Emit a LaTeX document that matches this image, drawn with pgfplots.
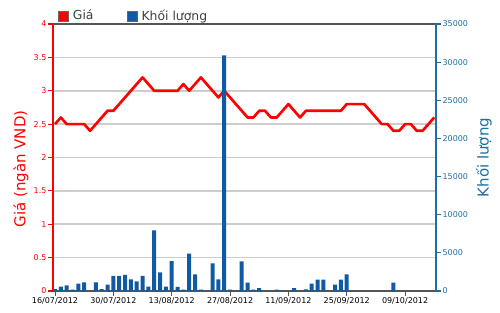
\documentclass[border=0pt]{standalone}
\usepackage{pgfplots}
\usepackage{pgfplotstable}
\pgfplotsset{compat=1.18}
\usepackage{fontspec}
\setmainfont{DejaVu Sans}
\definecolor{barblue}{RGB}{16,90,165}
\definecolor{axblue}{RGB}{30,110,160}
\definecolor{gridgray}{RGB}{205,205,205}
\definecolor{darkax}{RGB}{85,85,85}

\pgfplotstableread{
x p
0 2.5
1 2.6
2 2.5
3 2.5
4 2.5
5 2.5
6 2.4
7 2.5
8 2.6
9 2.7
10 2.7
11 2.8
12 2.9
13 3.0
14 3.1
15 3.2
16 3.1
17 3.0
18 3.0
19 3.0
20 3.0
21 3.0
22 3.1
23 3.0
24 3.1
25 3.2
26 3.1
27 3.0
28 2.9
29 3.0
30 2.9
31 2.8
32 2.7
33 2.6
34 2.6
35 2.7
36 2.7
37 2.6
38 2.6
39 2.7
40 2.8
41 2.7
42 2.6
43 2.7
44 2.7
45 2.7
46 2.7
47 2.7
48 2.7
49 2.7
50 2.8
51 2.8
52 2.8
53 2.8
54 2.7
55 2.6
56 2.5
57 2.5
58 2.4
59 2.4
60 2.5
61 2.5
62 2.4
63 2.4
64 2.5
65 2.6
}\pricedata

\pgfplotstableread{
x v
0 260
1 570
2 740
3 180
4 960
5 1140
7 1140
8 260
9 830
10 1970
11 1970
12 2100
13 1530
14 1270
15 1970
16 570
17 7950
18 2450
19 570
20 3920
21 540
22 180
23 4890
24 2190
25 180
27 3630
28 1530
29 30900
30 180
32 3900
33 1090
34 180
35 390
38 180
41 380
43 220
44 960
45 1490
46 1490
48 830
49 1490
50 2190
58 1090
}\voldata

\begin{document}
\begin{tikzpicture}
\useasboundingbox (-39.75pt,-15.75pt) rectangle (335.25pt,218.25pt);
\begin{axis}[
  at={(0,0)}, anchor=south west, scale only axis,
  width=287.25pt, height=200.25pt,
  xmin=-0.35, xmax=65.3, ymin=0, ymax=4,
  axis y line*=left, axis x line*=bottom,
  ytick={0,0.5,...,4},
  ymajorgrids, grid style={gridgray, line width=1.2pt},
  xtick={0,10,...,60},
  xticklabels={16/07/2012,30/07/2012,13/08/2012,27/08/2012,11/09/2012,25/09/2012,09/10/2012},
  tick align=outside, major tick length=3.75pt,
  x axis line style={darkax, line width=1.1pt, -},
  y axis line style={red, line width=0.8pt, -},
  xtick style={darkax, line width=0.8pt},
  ytick style={red, line width=0.8pt},
  /pgf/number format/assume math mode=true,
  ticklabel style={font=\fontsize{6}{7}\selectfont},
  yticklabel style={red, inner sep=1pt},
  xticklabel style={black, inner sep=1pt},
  ylabel={Giá (ngàn VND)},
  ylabel style={at={(axis description cs:-0.0836,0.457)}, anchor=center, red, font=\fontsize{11.25}{13}\selectfont},
]
\addplot[red, line width=2pt, line join=round, mark=none] table[x=x,y=p]{\pricedata};
\end{axis}
\begin{axis}[
  at={(0,0)}, anchor=south west, scale only axis,
  width=287.25pt, height=200.25pt,
  xmin=-0.35, xmax=65.3, ymin=0, ymax=35000,
  axis y line*=right, axis x line*=top,
  xtick=\empty,
  ytick={0,5000,...,35000},
  scaled y ticks=false,
  /pgf/number format/1000 sep={},
  /pgf/number format/assume math mode=true,
  tick align=outside, major tick length=3.75pt,
  y axis line style={axblue, line width=0.8pt, -},
  x axis line style={darkax, line width=1.1pt, -},
  ytick style={axblue, line width=0.8pt},
  yticklabel style={axblue, font=\fontsize{6}{7}\selectfont, inner sep=1pt},
  ylabel={Khối lượng},
  ylabel style={at={(axis description cs:1.125,0.5)}, anchor=center, axblue, font=\fontsize{11.25}{13}\selectfont},
  legend style={at={(axis description cs:0.013,1.03)}, anchor=west, draw=none, fill=none, inner sep=0pt,
    font=\fontsize{9.3}{11}\selectfont, text=black!75,
    nodes={inner xsep=3pt, inner ysep=1pt},
    /tikz/every even column/.append style={column sep=22pt}},
  legend columns=2,
]
\addlegendimage{legend image code/.code={\draw[fill=red, draw=black!60, line width=0.5pt] (0pt,-3.75pt) rectangle (7.5pt,3.75pt);}}
\addlegendentry{Giá}
\addplot[ybar, bar width=3pt, fill=barblue, draw=none,
  legend image code/.code={\draw[fill=barblue, draw=black!60, line width=0.5pt] (0pt,-3.75pt) rectangle (7.5pt,3.75pt);}]
  table[x=x,y=v]{\voldata};
\addlegendentry{Khối lượng}
\end{axis}
\end{tikzpicture}
\end{document}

PROBLEM TO WORK ON –
Reproduce the material above in full and without alteration, but skip all pictures.

WORKED SOLUTION –
Emit a LaTeX document that matches this image, drawn with pgfplots.
\documentclass[border=0pt]{standalone}
\usepackage{pgfplots}
\usepackage{pgfplotstable}
\pgfplotsset{compat=1.18}
\usepackage{fontspec}
\setmainfont{DejaVu Sans}
\definecolor{barblue}{RGB}{16,90,165}
\definecolor{axblue}{RGB}{30,110,160}
\definecolor{gridgray}{RGB}{205,205,205}
\definecolor{darkax}{RGB}{85,85,85}

\pgfplotstableread{
x p
0 2.5
1 2.6
2 2.5
3 2.5
4 2.5
5 2.5
6 2.4
7 2.5
8 2.6
9 2.7
10 2.7
11 2.8
12 2.9
13 3.0
14 3.1
15 3.2
16 3.1
17 3.0
18 3.0
19 3.0
20 3.0
21 3.0
22 3.1
23 3.0
24 3.1
25 3.2
26 3.1
27 3.0
28 2.9
29 3.0
30 2.9
31 2.8
32 2.7
33 2.6
34 2.6
35 2.7
36 2.7
37 2.6
38 2.6
39 2.7
40 2.8
41 2.7
42 2.6
43 2.7
44 2.7
45 2.7
46 2.7
47 2.7
48 2.7
49 2.7
50 2.8
51 2.8
52 2.8
53 2.8
54 2.7
55 2.6
56 2.5
57 2.5
58 2.4
59 2.4
60 2.5
61 2.5
62 2.4
63 2.4
64 2.5
65 2.6
}\pricedata

\pgfplotstableread{
x v
0 260
1 570
2 740
3 180
4 960
5 1140
7 1140
8 260
9 830
10 1970
11 1970
12 2100
13 1530
14 1270
15 1970
16 570
17 7950
18 2450
19 570
20 3920
21 540
22 180
23 4890
24 2190
25 180
27 3630
28 1530
29 30900
30 180
32 3900
33 1090
34 180
35 390
38 180
41 380
43 220
44 960
45 1490
46 1490
48 830
49 1490
50 2190
58 1090
}\voldata

\begin{document}
\begin{tikzpicture}
\useasboundingbox (-39.75pt,-15.75pt) rectangle (335.25pt,218.25pt);
\begin{axis}[
  at={(0,0)}, anchor=south west, scale only axis,
  width=287.25pt, height=200.25pt,
  xmin=-0.35, xmax=65.3, ymin=0, ymax=4,
  axis y line*=left, axis x line*=bottom,
  ytick={0,0.5,...,4},
  ymajorgrids, grid style={gridgray, line width=1.2pt},
  xtick={0,10,...,60},
  xticklabels={16/07/2012,30/07/2012,13/08/2012,27/08/2012,11/09/2012,25/09/2012,09/10/2012},
  tick align=outside, major tick length=3.75pt,
  x axis line style={darkax, line width=1.1pt, -},
  y axis line style={red, line width=0.8pt, -},
  xtick style={darkax, line width=0.8pt},
  ytick style={red, line width=0.8pt},
  /pgf/number format/assume math mode=true,
  ticklabel style={font=\fontsize{6}{7}\selectfont},
  yticklabel style={red, inner sep=1pt},
  xticklabel style={black, inner sep=1pt},
  ylabel={Giá (ngàn VND)},
  ylabel style={at={(axis description cs:-0.0836,0.457)}, anchor=center, red, font=\fontsize{11.25}{13}\selectfont},
]
\addplot[red, line width=2pt, line join=round, mark=none] table[x=x,y=p]{\pricedata};
\end{axis}
\begin{axis}[
  at={(0,0)}, anchor=south west, scale only axis,
  width=287.25pt, height=200.25pt,
  xmin=-0.35, xmax=65.3, ymin=0, ymax=35000,
  axis y line*=right, axis x line*=top,
  xtick=\empty,
  ytick={0,5000,...,35000},
  scaled y ticks=false,
  /pgf/number format/1000 sep={},
  /pgf/number format/assume math mode=true,
  tick align=outside, major tick length=3.75pt,
  y axis line style={axblue, line width=0.8pt, -},
  x axis line style={darkax, line width=1.1pt, -},
  ytick style={axblue, line width=0.8pt},
  yticklabel style={axblue, font=\fontsize{6}{7}\selectfont, inner sep=1pt},
  ylabel={Khối lượng},
  ylabel style={at={(axis description cs:1.125,0.5)}, anchor=center, axblue, font=\fontsize{11.25}{13}\selectfont},
  legend style={at={(axis description cs:0.013,1.03)}, anchor=west, draw=none, fill=none, inner sep=0pt,
    font=\fontsize{9.3}{11}\selectfont, text=black!75,
    nodes={inner xsep=3pt, inner ysep=1pt},
    /tikz/every even column/.append style={column sep=22pt}},
  legend columns=2,
]
\addlegendimage{legend image code/.code={\draw[fill=red, draw=black!60, line width=0.5pt] (0pt,-3.75pt) rectangle (7.5pt,3.75pt);}}
\addlegendentry{Giá}
\addplot[ybar, bar width=3pt, fill=barblue, draw=none,
  legend image code/.code={\draw[fill=barblue, draw=black!60, line width=0.5pt] (0pt,-3.75pt) rectangle (7.5pt,3.75pt);}]
  table[x=x,y=v]{\voldata};
\addlegendentry{Khối lượng}
\end{axis}
\end{tikzpicture}
\end{document}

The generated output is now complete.